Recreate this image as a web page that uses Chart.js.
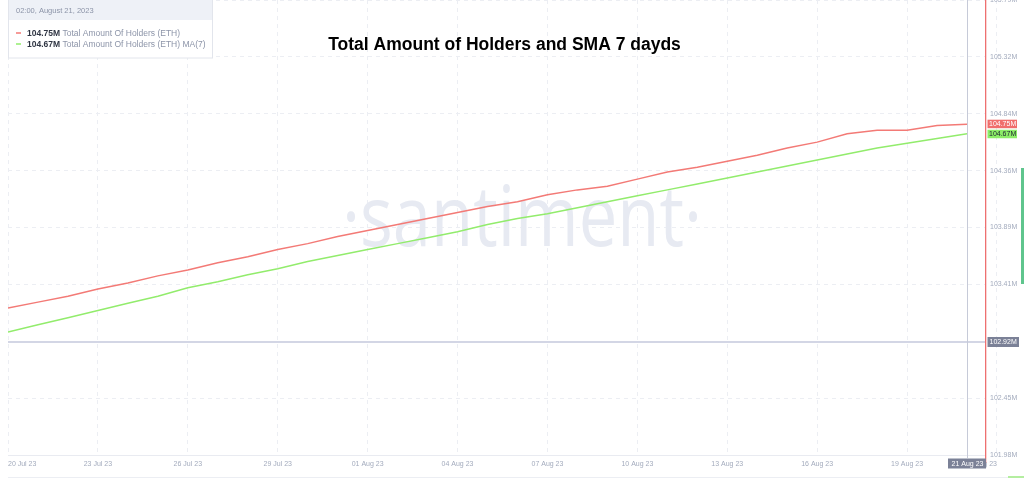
<!DOCTYPE html>
<html>
<head>
<meta charset="utf-8">
<script src="https://cdn.jsdelivr.net/npm/chart.js@4"></script>
<style>
html, body { margin: 0; padding: 0; background: #fff; }
</style>
</head>
<body>
<canvas id="holdersChart" width="1024" height="479"></canvas>
<script>
// daily points, 20 Jul 23 .. 21 Aug 23
const days = ["20 Jul 23", "21 Jul 23", "22 Jul 23", "23 Jul 23", "24 Jul 23", "25 Jul 23",
              "26 Jul 23", "27 Jul 23", "28 Jul 23", "29 Jul 23", "30 Jul 23", "31 Jul 23",
              "01 Aug 23", "02 Aug 23", "03 Aug 23", "04 Aug 23", "05 Aug 23", "06 Aug 23",
              "07 Aug 23", "08 Aug 23", "09 Aug 23", "10 Aug 23", "11 Aug 23", "12 Aug 23",
              "13 Aug 23", "14 Aug 23", "15 Aug 23", "16 Aug 23", "17 Aug 23", "18 Aug 23",
              "19 Aug 23", "20 Aug 23", "21 Aug 23"];

// millions of holders
const holders = [103.21, 103.26, 103.31, 103.37, 103.42, 103.48, 103.53, 103.59, 103.64, 103.70, 103.75,
                 103.81, 103.86, 103.91, 103.96, 104.01, 104.06, 104.10, 104.16, 104.20, 104.23, 104.29,
                 104.35, 104.39, 104.44, 104.49, 104.55, 104.60, 104.67, 104.70, 104.70, 104.74, 104.75];

const holdersMa = [103.01, 103.07, 103.13, 103.19, 103.25, 103.31, 103.38, 103.43, 103.49, 103.54, 103.60,
                   103.65, 103.70, 103.75, 103.80, 103.85, 103.91, 103.96, 104.00, 104.05, 104.10, 104.15,
                   104.20, 104.25, 104.30, 104.35, 104.40, 104.45, 104.50, 104.55, 104.59, 104.63, 104.67];

// axis labels as printed on the picture
const xTickLabels = ["20 Jul 23", "23 Jul 23", "26 Jul 23", "29 Jul 23", "01 Aug 23", "04 Aug 23",
                     "07 Aug 23", "10 Aug 23", "13 Aug 23", "16 Aug 23", "19 Aug 23", "22 Aug 23"];
const yTickLabels = ["101.98M", "102.45M", "102.92M", "103.41M", "103.89M", "104.36M", "104.84M", "105.32M", "105.79M"];

const yMin = 101.98, yMax = 105.79;
const xMax = 32.6; //a little room after the last day

const crossIndex = 32;          //hovered day
const crossValue = 102.925;     //hovered price level
const crossLabel = "102.92M";
const hoverTime = "02:00, August 21, 2023";

const chartTitle = "Total Amount of Holders and SMA 7 dayds";
const watermark = "\u00B7santiment\u00B7";

const redColour = "rgb(243,122,118)";
const greenColour = "rgb(146,236,108)";
const tickColour = "#a3abbd";
const gridColour = "#eceef3";
const fontName = '"Liberation Sans", Arial, sans-serif';

function toPoints(vals){
	return vals.map(function(v, i){ return {x: i, y: v}; });
}//end toPoints

function box(ctx, x, y, w, h, fill){
	ctx.fillStyle = fill;
	ctx.fillRect(x, y, w, h);
}//end box

const overlay = {
	id: "overlay",
	beforeDatasetsDraw(chart){ //the faded brand mark sits under the lines
		const ctx = chart.ctx;
		ctx.save();
		ctx.font = '400 84px "Open Sans"';
		ctx.fillStyle = "#e7eaf2";
		const w = ctx.measureText(watermark).width;
		ctx.translate(522, 246);
		ctx.scale(360 / w, 1);
		ctx.textAlign = "center";
		ctx.textBaseline = "alphabetic";
		ctx.fillText(watermark, 0, 0);
		ctx.restore();
	},
	afterDraw(chart){
		const ctx = chart.ctx;
		const area = chart.chartArea;
		const xs = chart.scales.x, ys = chart.scales.y;
		const cx = Math.round(xs.getPixelForValue(crossIndex)) + 0.5;
		const cy = Math.round(ys.getPixelForValue(crossValue));
		const rx = Math.round(area.right);

		ctx.save();
		ctx.setLineDash([]);
		//crosshair
		ctx.strokeStyle = "#d3d6e5";
		ctx.lineWidth = 2;
		ctx.beginPath();
		ctx.moveTo(area.left, cy);
		ctx.lineTo(rx, cy);
		ctx.stroke();
		ctx.strokeStyle = "#c6cad8";
		ctx.lineWidth = 1;
		ctx.beginPath();
		ctx.moveTo(cx, 0);
		ctx.lineTo(cx, area.bottom + 3);
		ctx.stroke();

		//"now" marker on the right edge
		box(ctx, rx, 0, 1.3, area.bottom + 8, "rgb(238,112,112)");

		ctx.font = "7px " + fontName;
		ctx.textBaseline = "middle";

		//crosshair labels
		box(ctx, rx + 2.5, cy - 5, 31.5, 10, "#7b8197");
		ctx.fillStyle = "#fff";
		ctx.textAlign = "left";
		ctx.fillText(crossLabel, rx + 4.5, cy + 0.5);

		box(ctx, cx - 19.5, area.bottom + 3.5, 38, 10, "#7b8197");
		ctx.fillStyle = "#fff";
		ctx.textAlign = "center";
		ctx.fillText(days[crossIndex], cx, area.bottom + 9);

		//last value tags on the axis
		const ry = ys.getPixelForValue(holders[holders.length - 1]);
		let gy = ys.getPixelForValue(holdersMa[holdersMa.length - 1]);
		if(gy - 4.5 < ry + 4) gy = ry + 8.5;
		box(ctx, rx + 2.5, ry - 4.5, 29.5, 8.5, "rgb(240,110,108)");
		box(ctx, rx + 2.5, gy - 4, 29.5, 8.5, "rgb(140,237,104)");
		ctx.textAlign = "left";
		ctx.fillStyle = "#fff";
		ctx.fillText(holders[holders.length - 1].toFixed(2) + "M", rx + 4, ry);
		ctx.fillStyle = "#1d2330";
		ctx.fillText(holdersMa[holdersMa.length - 1].toFixed(2) + "M", rx + 4, gy + 0.5);

		//hover legend in the top left corner
		ctx.fillStyle = "#fff";
		ctx.fillRect(8, 0, 205, 58);
		box(ctx, 8, 0, 205, 20, "#eef1f7");
		ctx.strokeStyle = "#e2e5ec";
		ctx.lineWidth = 1;
		ctx.strokeRect(8.5, -0.5, 204, 58.5);
		ctx.fillStyle = "#8c94a8";
		ctx.font = "7.5px " + fontName;
		ctx.fillText(hoverTime, 16, 10.5);

		const rows = [
			{c: redColour, v: holders[holders.length - 1], t: " Total Amount Of Holders (ETH)", y: 33},
			{c: greenColour, v: holdersMa[holdersMa.length - 1], t: " Total Amount Of Holders (ETH) MA(7)", y: 44}
		];
		rows.forEach(function(r){
			ctx.strokeStyle = r.c;
			ctx.lineWidth = 1.5;
			ctx.beginPath();
			ctx.moveTo(16, r.y);
			ctx.lineTo(21, r.y);
			ctx.stroke();
			ctx.font = "bold 8.5px " + fontName;
			ctx.fillStyle = "#2f3543";
			const val = r.v.toFixed(2) + "M";
			ctx.fillText(val, 27, r.y + 0.5);
			const vw = ctx.measureText(val).width;
			ctx.font = "8.5px " + fontName;
			ctx.fillStyle = "#8c94a8";
			ctx.fillText(r.t, 27 + vw, r.y + 0.5);
		});

		//title
		ctx.font = "bold 17.5px " + fontName;
		ctx.fillStyle = "#000";
		ctx.textAlign = "center";
		ctx.fillText(chartTitle, 504.5, 45);

		//scroll bar bits at the right and bottom
		box(ctx, 1021, 168, 3, 116, "#5fc58d");
		box(ctx, 8, 477, 1002, 1, "#eceef3");
		box(ctx, 1008, 476, 16, 2, "#b4eea0");
		ctx.restore();
	}
};

new Chart("holdersChart", {
	type: "line",
	data: {
		datasets: [{
			label: "Total Amount Of Holders (ETH)",
			data: toPoints(holders),
			borderColor: redColour,
			borderWidth: 1.5,
			pointRadius: 0,
			tension: 0
		}, {
			label: "Total Amount Of Holders (ETH) MA(7)",
			data: toPoints(holdersMa),
			borderColor: greenColour,
			borderWidth: 1.5,
			pointRadius: 0,
			tension: 0
		}]
	},
	options: {
		responsive: false,
		animation: false,
		events: [],
		layout: {padding: {left: 8, top: 0, right: 0, bottom: 0}},
		plugins: {
			legend: {display: false},
			tooltip: {enabled: false},
			title: {display: false}
		},
		scales: {
			x: {
				type: "linear",
				min: 0,
				max: xMax,
				grid: {color: gridColour, drawTicks: false},
				border: {display: true, color: "#e9ebf1", dash: [4, 4]},
				ticks: {
					color: tickColour,
					font: {family: fontName, size: 7},
					padding: 5,
					align: "inner",
					maxRotation: 0,
					autoSkip: false,
					callback: function(v, i){ return xTickLabels[i]; }
				},
				afterBuildTicks: function(scale){
					scale.ticks = xTickLabels.map(function(_, i){ return {value: i * 3}; });
				},
				afterFit: function(scale){
					scale.height = 24;
					scale.paddingLeft = 0;
					scale.paddingRight = 0;
				}
			},
			y: {
				position: "right",
				min: yMin,
				max: yMax,
				grid: {color: gridColour, drawTicks: false},
				border: {display: false, dash: [4, 4]},
				ticks: {
					color: tickColour,
					font: {family: fontName, size: 7},
					padding: 5,
					callback: function(v, i){ return yTickLabels[i]; }
				},
				afterBuildTicks: function(scale){
					const step = (yMax - yMin) / (yTickLabels.length - 1);
					scale.ticks = yTickLabels.map(function(_, i){ return {value: yMin + i * step}; });
				},
				afterFit: function(scale){
					scale.width = 39;
					scale.paddingTop = 0;
					scale.paddingBottom = 0;
				}
			}
		}
	},
	plugins: [overlay]
});
</script>
</body>
</html>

━━━━━━━━

## Written task
Print, exactly as written, the lines above from the first one to the one containing "const xMax = 32.6;". Leave out pictures.

## Reply to the task
Recreate this image as a web page that uses Chart.js.
<!DOCTYPE html>
<html>
<head>
<meta charset="utf-8">
<script src="https://cdn.jsdelivr.net/npm/chart.js@4"></script>
<style>
html, body { margin: 0; padding: 0; background: #fff; }
</style>
</head>
<body>
<canvas id="holdersChart" width="1024" height="479"></canvas>
<script>
// daily points, 20 Jul 23 .. 21 Aug 23
const days = ["20 Jul 23", "21 Jul 23", "22 Jul 23", "23 Jul 23", "24 Jul 23", "25 Jul 23",
              "26 Jul 23", "27 Jul 23", "28 Jul 23", "29 Jul 23", "30 Jul 23", "31 Jul 23",
              "01 Aug 23", "02 Aug 23", "03 Aug 23", "04 Aug 23", "05 Aug 23", "06 Aug 23",
              "07 Aug 23", "08 Aug 23", "09 Aug 23", "10 Aug 23", "11 Aug 23", "12 Aug 23",
              "13 Aug 23", "14 Aug 23", "15 Aug 23", "16 Aug 23", "17 Aug 23", "18 Aug 23",
              "19 Aug 23", "20 Aug 23", "21 Aug 23"];

// millions of holders
const holders = [103.21, 103.26, 103.31, 103.37, 103.42, 103.48, 103.53, 103.59, 103.64, 103.70, 103.75,
                 103.81, 103.86, 103.91, 103.96, 104.01, 104.06, 104.10, 104.16, 104.20, 104.23, 104.29,
                 104.35, 104.39, 104.44, 104.49, 104.55, 104.60, 104.67, 104.70, 104.70, 104.74, 104.75];

const holdersMa = [103.01, 103.07, 103.13, 103.19, 103.25, 103.31, 103.38, 103.43, 103.49, 103.54, 103.60,
                   103.65, 103.70, 103.75, 103.80, 103.85, 103.91, 103.96, 104.00, 104.05, 104.10, 104.15,
                   104.20, 104.25, 104.30, 104.35, 104.40, 104.45, 104.50, 104.55, 104.59, 104.63, 104.67];

// axis labels as printed on the picture
const xTickLabels = ["20 Jul 23", "23 Jul 23", "26 Jul 23", "29 Jul 23", "01 Aug 23", "04 Aug 23",
                     "07 Aug 23", "10 Aug 23", "13 Aug 23", "16 Aug 23", "19 Aug 23", "22 Aug 23"];
const yTickLabels = ["101.98M", "102.45M", "102.92M", "103.41M", "103.89M", "104.36M", "104.84M", "105.32M", "105.79M"];

const yMin = 101.98, yMax = 105.79;
const xMax = 32.6; //a little room after the last day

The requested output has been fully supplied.